(Collected material)
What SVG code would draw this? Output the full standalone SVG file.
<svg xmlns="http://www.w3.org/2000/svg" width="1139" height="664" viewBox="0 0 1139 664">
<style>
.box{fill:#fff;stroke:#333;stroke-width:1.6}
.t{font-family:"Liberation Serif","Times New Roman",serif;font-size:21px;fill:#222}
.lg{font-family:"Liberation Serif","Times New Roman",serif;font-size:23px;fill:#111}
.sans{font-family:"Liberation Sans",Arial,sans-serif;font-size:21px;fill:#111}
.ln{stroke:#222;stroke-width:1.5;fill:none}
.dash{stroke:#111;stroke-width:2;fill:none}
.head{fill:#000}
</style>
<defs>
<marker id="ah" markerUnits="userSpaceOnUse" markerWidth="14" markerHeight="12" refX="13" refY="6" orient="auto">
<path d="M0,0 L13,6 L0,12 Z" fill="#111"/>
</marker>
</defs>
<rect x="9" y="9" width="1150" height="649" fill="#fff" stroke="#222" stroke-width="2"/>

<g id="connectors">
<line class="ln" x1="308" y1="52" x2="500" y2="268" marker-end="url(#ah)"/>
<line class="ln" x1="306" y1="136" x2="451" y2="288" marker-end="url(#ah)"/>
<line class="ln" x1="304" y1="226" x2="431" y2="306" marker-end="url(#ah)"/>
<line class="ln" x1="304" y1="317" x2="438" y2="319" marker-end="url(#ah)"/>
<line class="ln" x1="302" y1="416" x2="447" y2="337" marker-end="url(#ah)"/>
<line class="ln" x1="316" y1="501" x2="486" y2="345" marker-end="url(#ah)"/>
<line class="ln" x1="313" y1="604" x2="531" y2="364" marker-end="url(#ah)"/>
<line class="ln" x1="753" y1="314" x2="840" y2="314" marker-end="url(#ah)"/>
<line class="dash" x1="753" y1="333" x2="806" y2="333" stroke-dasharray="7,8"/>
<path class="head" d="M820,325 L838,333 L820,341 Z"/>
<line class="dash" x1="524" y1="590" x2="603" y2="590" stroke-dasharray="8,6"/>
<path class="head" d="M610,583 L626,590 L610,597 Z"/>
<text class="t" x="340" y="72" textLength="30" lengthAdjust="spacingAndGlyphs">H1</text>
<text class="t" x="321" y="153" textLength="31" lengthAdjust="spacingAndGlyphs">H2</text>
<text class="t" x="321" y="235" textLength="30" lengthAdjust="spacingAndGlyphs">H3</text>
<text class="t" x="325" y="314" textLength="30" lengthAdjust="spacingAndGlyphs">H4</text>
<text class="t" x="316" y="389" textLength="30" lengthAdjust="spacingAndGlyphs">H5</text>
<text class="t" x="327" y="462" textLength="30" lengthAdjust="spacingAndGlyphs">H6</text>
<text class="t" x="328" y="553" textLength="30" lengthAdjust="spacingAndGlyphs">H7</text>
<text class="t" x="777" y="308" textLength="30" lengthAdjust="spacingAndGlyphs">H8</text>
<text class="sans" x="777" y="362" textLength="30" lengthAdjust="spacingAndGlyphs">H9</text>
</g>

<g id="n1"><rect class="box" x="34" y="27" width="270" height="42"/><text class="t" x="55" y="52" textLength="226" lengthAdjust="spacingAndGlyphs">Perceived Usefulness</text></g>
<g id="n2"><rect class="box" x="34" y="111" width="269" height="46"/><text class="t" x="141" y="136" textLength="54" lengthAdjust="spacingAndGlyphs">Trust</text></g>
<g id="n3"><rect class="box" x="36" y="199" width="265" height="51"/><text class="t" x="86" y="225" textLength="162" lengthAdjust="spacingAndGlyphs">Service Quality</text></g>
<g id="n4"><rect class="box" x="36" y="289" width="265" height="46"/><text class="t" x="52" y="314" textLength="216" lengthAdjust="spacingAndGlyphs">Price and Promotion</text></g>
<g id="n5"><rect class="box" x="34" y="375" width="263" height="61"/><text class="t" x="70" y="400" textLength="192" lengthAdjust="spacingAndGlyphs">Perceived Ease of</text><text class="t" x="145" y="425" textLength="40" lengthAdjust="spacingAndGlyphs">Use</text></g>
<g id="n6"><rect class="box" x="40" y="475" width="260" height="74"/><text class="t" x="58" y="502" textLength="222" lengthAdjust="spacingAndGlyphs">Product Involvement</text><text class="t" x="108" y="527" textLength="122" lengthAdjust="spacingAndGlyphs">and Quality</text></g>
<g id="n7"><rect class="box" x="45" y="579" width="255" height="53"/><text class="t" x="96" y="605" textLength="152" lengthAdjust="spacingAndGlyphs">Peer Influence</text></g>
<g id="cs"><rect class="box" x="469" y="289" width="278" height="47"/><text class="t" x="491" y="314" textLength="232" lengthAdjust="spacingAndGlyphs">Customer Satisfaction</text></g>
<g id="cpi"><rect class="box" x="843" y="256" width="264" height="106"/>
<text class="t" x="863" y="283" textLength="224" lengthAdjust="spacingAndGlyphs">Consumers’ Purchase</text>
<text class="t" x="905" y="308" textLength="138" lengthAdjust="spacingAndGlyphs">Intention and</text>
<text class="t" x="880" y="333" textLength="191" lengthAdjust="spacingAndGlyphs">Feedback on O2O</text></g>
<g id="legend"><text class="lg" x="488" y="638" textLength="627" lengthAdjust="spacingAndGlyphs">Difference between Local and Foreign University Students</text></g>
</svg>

(Exercise goal)
Go through the listing and print each line exactly as it appears.

(Complete output)
What SVG code would draw this? Output the full standalone SVG file.
<svg xmlns="http://www.w3.org/2000/svg" width="1139" height="664" viewBox="0 0 1139 664">
<style>
.box{fill:#fff;stroke:#333;stroke-width:1.6}
.t{font-family:"Liberation Serif","Times New Roman",serif;font-size:21px;fill:#222}
.lg{font-family:"Liberation Serif","Times New Roman",serif;font-size:23px;fill:#111}
.sans{font-family:"Liberation Sans",Arial,sans-serif;font-size:21px;fill:#111}
.ln{stroke:#222;stroke-width:1.5;fill:none}
.dash{stroke:#111;stroke-width:2;fill:none}
.head{fill:#000}
</style>
<defs>
<marker id="ah" markerUnits="userSpaceOnUse" markerWidth="14" markerHeight="12" refX="13" refY="6" orient="auto">
<path d="M0,0 L13,6 L0,12 Z" fill="#111"/>
</marker>
</defs>
<rect x="9" y="9" width="1150" height="649" fill="#fff" stroke="#222" stroke-width="2"/>

<g id="connectors">
<line class="ln" x1="308" y1="52" x2="500" y2="268" marker-end="url(#ah)"/>
<line class="ln" x1="306" y1="136" x2="451" y2="288" marker-end="url(#ah)"/>
<line class="ln" x1="304" y1="226" x2="431" y2="306" marker-end="url(#ah)"/>
<line class="ln" x1="304" y1="317" x2="438" y2="319" marker-end="url(#ah)"/>
<line class="ln" x1="302" y1="416" x2="447" y2="337" marker-end="url(#ah)"/>
<line class="ln" x1="316" y1="501" x2="486" y2="345" marker-end="url(#ah)"/>
<line class="ln" x1="313" y1="604" x2="531" y2="364" marker-end="url(#ah)"/>
<line class="ln" x1="753" y1="314" x2="840" y2="314" marker-end="url(#ah)"/>
<line class="dash" x1="753" y1="333" x2="806" y2="333" stroke-dasharray="7,8"/>
<path class="head" d="M820,325 L838,333 L820,341 Z"/>
<line class="dash" x1="524" y1="590" x2="603" y2="590" stroke-dasharray="8,6"/>
<path class="head" d="M610,583 L626,590 L610,597 Z"/>
<text class="t" x="340" y="72" textLength="30" lengthAdjust="spacingAndGlyphs">H1</text>
<text class="t" x="321" y="153" textLength="31" lengthAdjust="spacingAndGlyphs">H2</text>
<text class="t" x="321" y="235" textLength="30" lengthAdjust="spacingAndGlyphs">H3</text>
<text class="t" x="325" y="314" textLength="30" lengthAdjust="spacingAndGlyphs">H4</text>
<text class="t" x="316" y="389" textLength="30" lengthAdjust="spacingAndGlyphs">H5</text>
<text class="t" x="327" y="462" textLength="30" lengthAdjust="spacingAndGlyphs">H6</text>
<text class="t" x="328" y="553" textLength="30" lengthAdjust="spacingAndGlyphs">H7</text>
<text class="t" x="777" y="308" textLength="30" lengthAdjust="spacingAndGlyphs">H8</text>
<text class="sans" x="777" y="362" textLength="30" lengthAdjust="spacingAndGlyphs">H9</text>
</g>

<g id="n1"><rect class="box" x="34" y="27" width="270" height="42"/><text class="t" x="55" y="52" textLength="226" lengthAdjust="spacingAndGlyphs">Perceived Usefulness</text></g>
<g id="n2"><rect class="box" x="34" y="111" width="269" height="46"/><text class="t" x="141" y="136" textLength="54" lengthAdjust="spacingAndGlyphs">Trust</text></g>
<g id="n3"><rect class="box" x="36" y="199" width="265" height="51"/><text class="t" x="86" y="225" textLength="162" lengthAdjust="spacingAndGlyphs">Service Quality</text></g>
<g id="n4"><rect class="box" x="36" y="289" width="265" height="46"/><text class="t" x="52" y="314" textLength="216" lengthAdjust="spacingAndGlyphs">Price and Promotion</text></g>
<g id="n5"><rect class="box" x="34" y="375" width="263" height="61"/><text class="t" x="70" y="400" textLength="192" lengthAdjust="spacingAndGlyphs">Perceived Ease of</text><text class="t" x="145" y="425" textLength="40" lengthAdjust="spacingAndGlyphs">Use</text></g>
<g id="n6"><rect class="box" x="40" y="475" width="260" height="74"/><text class="t" x="58" y="502" textLength="222" lengthAdjust="spacingAndGlyphs">Product Involvement</text><text class="t" x="108" y="527" textLength="122" lengthAdjust="spacingAndGlyphs">and Quality</text></g>
<g id="n7"><rect class="box" x="45" y="579" width="255" height="53"/><text class="t" x="96" y="605" textLength="152" lengthAdjust="spacingAndGlyphs">Peer Influence</text></g>
<g id="cs"><rect class="box" x="469" y="289" width="278" height="47"/><text class="t" x="491" y="314" textLength="232" lengthAdjust="spacingAndGlyphs">Customer Satisfaction</text></g>
<g id="cpi"><rect class="box" x="843" y="256" width="264" height="106"/>
<text class="t" x="863" y="283" textLength="224" lengthAdjust="spacingAndGlyphs">Consumers’ Purchase</text>
<text class="t" x="905" y="308" textLength="138" lengthAdjust="spacingAndGlyphs">Intention and</text>
<text class="t" x="880" y="333" textLength="191" lengthAdjust="spacingAndGlyphs">Feedback on O2O</text></g>
<g id="legend"><text class="lg" x="488" y="638" textLength="627" lengthAdjust="spacingAndGlyphs">Difference between Local and Foreign University Students</text></g>
</svg>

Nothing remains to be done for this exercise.